The y/y growth in Revenue was largely driven by a price increase of approximately 35% across all product segments implemented in the third quarter, hence the Revenue exceeded our FY 2024 forecast of N268.9bn by 11.4%. The upward price adjustment was necessary to offset the significant rise in costs of raw materials, and to cushion margin pressures. And with the expectation of price and volumes to support topline in the fiscal year 2025, we forecast a Revenue growth of 36.5%y/y to N408.8bn.
Inflationary and FX pressures drive business costs.
The cost of raw materials for the business increased significantly over the year, largely due to the company’s reliance on imported materials and the worsening foreign exchange situation. As a result, the Cost of Sales (excluding depreciation) grew at a faster rate than Revenue, rising by 38.9% y/y to N201.99bn, up from N144.73bn in FY 2023. However, there was a marginal decline q/q. This led to a decrease in the Gross Margin, which fell to 32.9% from 36.9% in FY 2023. Despite this, Gross Profit increased by 16.2% y/y to N98.41bn and by 8.9% q/q to N25.57bn Despite a 19.3% y/y increase in Operating Expenses (OPEX), reaching N66.08bn, the company’s EBITDA improved by 10.3% y/y, rising to N32.33bn from N29.32bn.
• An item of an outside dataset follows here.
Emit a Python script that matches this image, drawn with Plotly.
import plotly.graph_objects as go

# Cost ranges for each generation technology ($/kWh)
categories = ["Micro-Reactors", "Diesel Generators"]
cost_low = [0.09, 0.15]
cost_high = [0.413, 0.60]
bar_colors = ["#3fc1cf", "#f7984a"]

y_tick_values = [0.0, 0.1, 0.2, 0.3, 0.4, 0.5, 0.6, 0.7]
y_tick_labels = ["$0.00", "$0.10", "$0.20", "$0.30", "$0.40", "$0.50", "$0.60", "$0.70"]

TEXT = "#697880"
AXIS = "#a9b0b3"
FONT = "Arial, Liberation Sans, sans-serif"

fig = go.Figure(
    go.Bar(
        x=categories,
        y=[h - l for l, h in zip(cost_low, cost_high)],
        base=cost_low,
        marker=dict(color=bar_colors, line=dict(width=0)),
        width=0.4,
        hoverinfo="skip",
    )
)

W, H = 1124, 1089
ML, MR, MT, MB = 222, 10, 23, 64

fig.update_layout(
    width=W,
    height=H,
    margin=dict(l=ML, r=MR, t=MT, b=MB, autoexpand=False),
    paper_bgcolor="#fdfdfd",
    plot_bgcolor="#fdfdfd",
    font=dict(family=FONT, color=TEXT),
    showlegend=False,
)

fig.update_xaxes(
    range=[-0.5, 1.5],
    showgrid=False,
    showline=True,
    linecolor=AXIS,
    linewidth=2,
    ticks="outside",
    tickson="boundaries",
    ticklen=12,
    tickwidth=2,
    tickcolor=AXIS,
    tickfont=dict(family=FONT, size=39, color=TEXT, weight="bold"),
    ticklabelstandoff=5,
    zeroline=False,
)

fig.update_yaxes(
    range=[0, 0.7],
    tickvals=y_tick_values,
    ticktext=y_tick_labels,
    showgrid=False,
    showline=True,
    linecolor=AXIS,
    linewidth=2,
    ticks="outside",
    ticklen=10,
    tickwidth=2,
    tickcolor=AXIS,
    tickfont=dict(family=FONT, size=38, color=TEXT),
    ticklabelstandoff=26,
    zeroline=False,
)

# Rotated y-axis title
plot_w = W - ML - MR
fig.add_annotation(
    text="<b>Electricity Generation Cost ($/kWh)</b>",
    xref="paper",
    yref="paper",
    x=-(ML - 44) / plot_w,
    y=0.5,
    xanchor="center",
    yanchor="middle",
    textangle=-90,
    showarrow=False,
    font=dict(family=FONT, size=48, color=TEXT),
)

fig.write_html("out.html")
However, the EBITDA margin slightly decreased by 2 percentage points to 10.8%. Meanwhile, Other Income declined by 10% y/y to N3.18bn. Nevertheless, the company saw an 8.8% y/y increase in Earnings Before Interest and Tax (EBIT), which grew to N25.42bn.
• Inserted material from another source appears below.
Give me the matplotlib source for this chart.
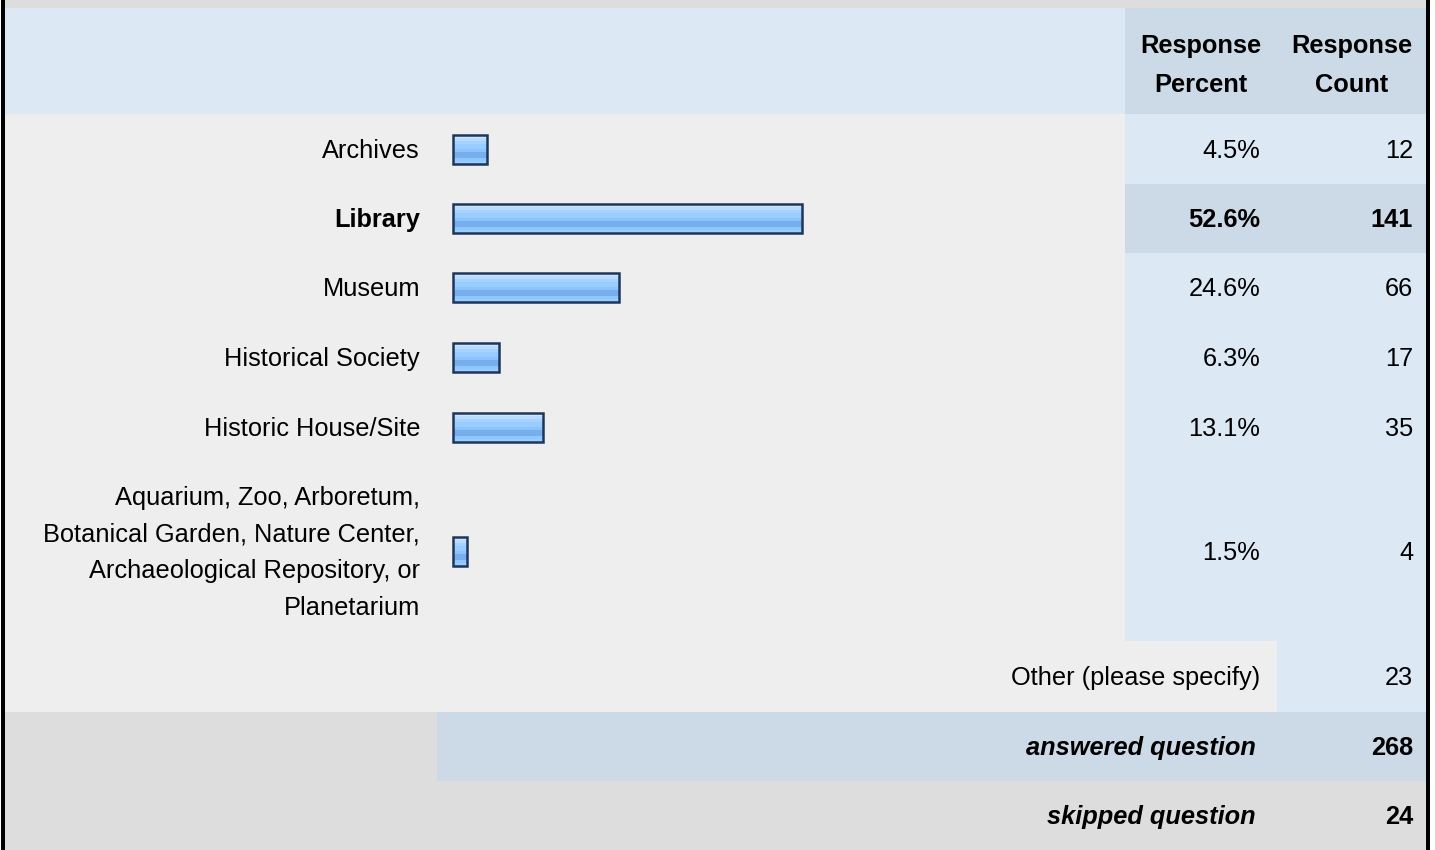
import numpy as np
import matplotlib.pyplot as plt
from matplotlib.colors import ListedColormap
from matplotlib.patches import Rectangle

# survey data
categories = ["Archives", "Library", "Museum", "Historical Society", "Historic House/Site",
              "Aquarium, Zoo, Arboretum,\nBotanical Garden, Nature Center,\nArchaeological Repository, or\nPlanetarium"]
percents = [4.5, 52.6, 24.6, 6.3, 13.1, 1.5]
counts = [12, 141, 66, 17, 35, 4]
highlight = "Library"
other_label = "Other (please specify)"
other_count = 23
answered = 268
skipped = 24

plt.rcParams['font.family'] = ['Liberation Sans', 'DejaVu Sans']
FS = 18.3
DY = 1.5  # small nudge so text sits like the html render

fig = plt.figure(figsize=(14.35, 8.5), dpi=100)
ax = fig.add_axes([0, 0, 1, 1])
ax.set_xlim(0, 1435)
ax.set_ylim(850, 0)
ax.axis('off')

GRAY = '#DDDDDD'
LIGHT = '#EEEEEE'
BLUE = '#DDE8F5'
BLUE2 = '#CCD9E6'


def box(x0, x1, y0, y1, color):
    ax.add_patch(Rectangle((x0, y0), x1 - x0, y1 - y0, facecolor=color, edgecolor='none', zorder=0))


# table layout
edges = [114, 184, 253, 322, 392, 462, 641]
box(5, 1426, 0, 8, GRAY)
box(5, 1125, 8, 114, BLUE)
box(1125, 1426, 8, 114, BLUE2)
box(5, 1125, 114, 641, LIGHT)
box(1125, 1426, 114, 641, BLUE)
box(5, 1277, 641, 712, LIGHT)
box(1277, 1426, 641, 712, BLUE)
box(5, 437, 712, 781, GRAY)
box(437, 1426, 712, 781, BLUE2)
box(5, 1426, 781, 850, GRAY)
box(1, 4.5, 0, 850, 'black')
box(1426, 1429.5, 0, 850, 'black')

ax.text(1201, 64 + DY, "Response\nPercent", ha='center', va='center', fontsize=FS,
        fontweight='bold', linespacing=1.75)
ax.text(1352, 64 + DY, "Response\nCount", ha='center', va='center', fontsize=FS,
        fontweight='bold', linespacing=1.75)

# bars
centers = [(a + b) / 2 for a, b in zip(edges[:-1], edges[1:])]
widths = [4.5 + 6.55 * p for p in percents]
grad = ListedColormap(['#CFE6FF', '#B9DBFF', '#A6D2FF', '#99CCFF', '#99CCFF',
                       '#8CC3F8', '#76AEEE', '#76AEEE', '#8EC6FF', '#99CCFF'])
bars = ax.barh(centers, widths, left=453, height=29, facecolor='none',
               edgecolor='#1E3659', linewidth=1.8, zorder=3)
for b in bars:
    x0, y0 = b.get_x(), b.get_y()
    w, h = b.get_width(), b.get_height()
    im = ax.imshow(np.arange(10).reshape(-1, 1), cmap=grad, aspect='auto',
                   extent=(x0, x0 + w, y0 + h, y0), interpolation='nearest', zorder=2)
    im.set_clip_path(b)

for cat, y, p, c in zip(categories, centers, percents, counts):
    wt = 'bold' if cat == highlight else 'normal'
    ax.text(420, y + DY, cat, ha='right', va='center', fontsize=FS, fontweight=wt, linespacing=1.68)
    ax.text(1260, y + DY, f"{p:.1f}%", ha='right', va='center', fontsize=FS, fontweight=wt)
    ax.text(1413, y + DY, str(c), ha='right', va='center', fontsize=FS, fontweight=wt)
    if cat == highlight:
        box(1125, 1426, y - 34.5, y + 34.5, BLUE2)

ax.text(1260, 676.5 + DY, other_label, ha='right', va='center', fontsize=FS)
ax.text(1413, 676.5 + DY, str(other_count), ha='right', va='center', fontsize=FS)
ax.text(1256, 746.5 + DY, "answered question", ha='right', va='center', fontsize=FS,
        fontweight='bold', fontstyle='italic')
ax.text(1413, 746.5 + DY, str(answered), ha='right', va='center', fontsize=FS, fontweight='bold')
ax.text(1256, 815.5 + DY, "skipped question", ha='right', va='center', fontsize=FS,
        fontweight='bold', fontstyle='italic')
ax.text(1413, 815.5 + DY, str(skipped), ha='right', va='center', fontsize=FS, fontweight='bold')

fig.savefig('out.png', dpi=100)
The business liquidity shrank as Cash and Cash Equivalents decreased significantly by 50.28%, falling to N45.8bn from N92.12bn in FY 2023. This decline was primarily due to the company’s decision to pay down some of its current borrowings, which were reduced by 37% to N40.13bn from N63.7bn in the previous year. Despite this, Finance Income saw a substantial increase of 179%, rising to N21.76bn from N7.79bn in FY 2023, mainly due to remeasurement gains on foreign currency balances. However, this positive impact was overshadowed by soaring Finance Costs, which amounted to N120.85bn, with foreign exchange losses accounting for 92.9% of these costs. As a result, Net Finance Cost rose to N99.09bn, up from N45.49bn in FY 2023. Overall, the business reported a Loss Before Tax of N73.66bn, from the Loss Before Tax of N22.13bn in FY 2023. In anticipation of the fiscal year 2025, with persist of inflationary pressure we forecast Cost of sales to grow in tandem with Revenue by 36.6%y/y to N273.9bn. For Operating Expenses (OPEX), we forecast a 41.2%y/y growth to N94.02bn for fiscal year 2025
Business structure & management strategy.
In June, Guinness Plc notified the Nigeria Exchange Group (NGX) of the Tolaram Group’s acquisition of Diageo Plc’s stake in the company. Diageo, Guinness Plc’s parent company, has been a major stakeholder in the company since 1997 and is a global leader in beverage alcohol with a collection of brands across spirits and beer, including the iconic Guinness brand. And through its subsidiaries Guinness Overseas Ltd and Atalantaf Ltd, owned a combined total of 58.02% controlling stake in Guinness Nigeria Plc, which will be transferred to Tolaram Group, with the latter stepping into a well-established position without altering the fundamental capital structure of Guinness Nigeria Plc. This continuity suggests stability for the company’s operations and its stakeholders. According to the management, the transaction is expected to be completed during fiscal year (July-June) 2025, subject to obtaining the requisite regulatory approvals in Nigeria. Following completion of this transaction, Guinness Nigeria will remain listed on the Nigerian Stock Exchange and, subject to regulatory approvals, Tolaram intends to launch a mandatory takeover offer in compliance with local law requirements.
In addition, we believe the management’s plans to stop importation and distribution of Diageo international premium spirits products (IPS), including Johnnie Walker, Baileys, and other brands will save the business sizable FX cost and improve its Gross Margin. This plan was scheduled to complete in April 2024, howbeit extension has been granted till fiscal year 2025. The separation of the IPS brands is part of Guinness Nigeria’s long-term growth strategy and aligns with Diageo plc’s decision to establish a new, wholly owned spirits-focused business to manage the importation and distribution of its international premium spirits portfolio in West and Central Africa.
Outlook
The company’s strategy is clear: it aims to enhance operational efficiency by divesting from challenging-to-manage businesses. Establishing a new subsidiary to oversee the importation of international spirits signals a move to offload this responsibility from Guinness, thereby creating added value for shareholders. This strategic pivot is designed to alleviate challenges related to foreign exchange (FX) devaluation and scarcity. We anticipate a net FX loss of N44.6bn, compared to N92.9bn in FY24, and a Loss After Tax of N14.7bn, down from N73.7bn in FY24. Encouragingly, should the country’s overall macroeconomic situation improve, coupled with minimal FX loss, this could spur the business’s recovery to profitability in FY 2025. And coupled with Tolaram’s acquisition of Diageo’s stake, this posits great potentials for the business.
Valuation:
We retain a Buy recommendation on Guinness, with a downward adjustment of our price target to N76.07/s, from N93.01/s. Current price: N63.5/s. We derive our price target using a 60/40 blend of DCF valuation and sector-relative valuation estimates.